I told A. that she can ask her teacher about this equality thing of her in such moments, because three other classmates hadn’t done their homework but the teacher believed them without checking. It’s dishonest when one needs all kind of ugly talking to get ones point across to make oneself bigger and more than ones students. We discussed how to react and how to act towards this teacher as parents. We shall write in the special copybook that we agree on the point of forgetting materials has to be followed up with consequences according to the rules of the school. That’s how the system works. However we will not sign for the homework that supposedly hadn’t been done, because that’s just a lie. I would almost say a compulsive lie, because the same teacher did that also last school year, without checking A.’s copybook and putting the other teachers up against A. forming opinions within the school about A. The school system is fucked up even when you do your best to be a good student and finish middle school within the prescribed three years. There are so many kids that do not put any effort into school and finish middle school without staying down, that’s hard to take for teenagers. These grown ups are giving off a really fucked up message to the kids. And than the teachers are questioning why they have to teach a bunch of demotivated teenagers, isn’t that the cause-effect or you reap what you sow which is crawling up your sleeves?

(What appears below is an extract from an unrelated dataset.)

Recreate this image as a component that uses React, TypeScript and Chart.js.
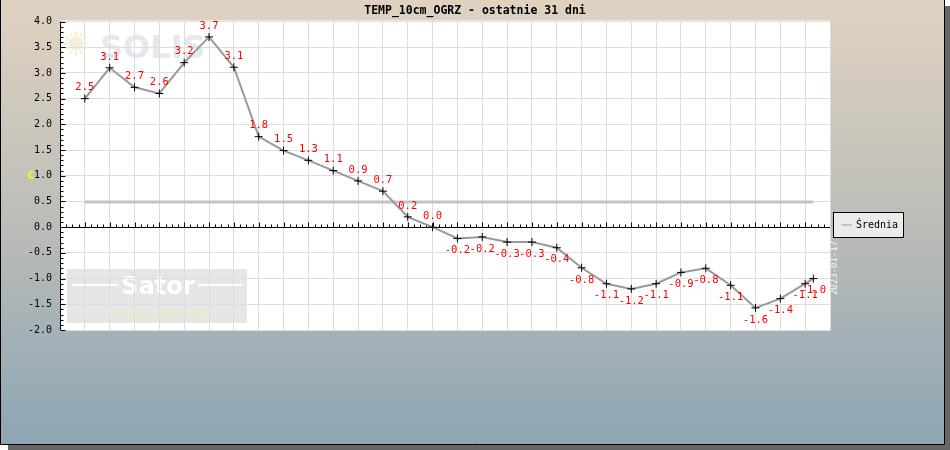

I forgive myself that I’ve accepted and allowed myself to react towards this incident  with a feeling of unfairness.

I forgive myself that I’ve accepted and allowed myself to feel unfairness, while seeing that I’m participating within the same victim role as A. does and taking away my own directive powers.

I forgive myself that I’ve accepted and allowed myself to feel spiteful towards the teacher who is in my opinion breaking down what we had been building up together.

I forgive myself that I’ve accepted and allowed myself to blame the school system for creating inflexible teachers and school rules. Knowing that I cannot change it in this moment, instead I have to focus on generations to come so that we will not repeat these ineffective patterns that we call education.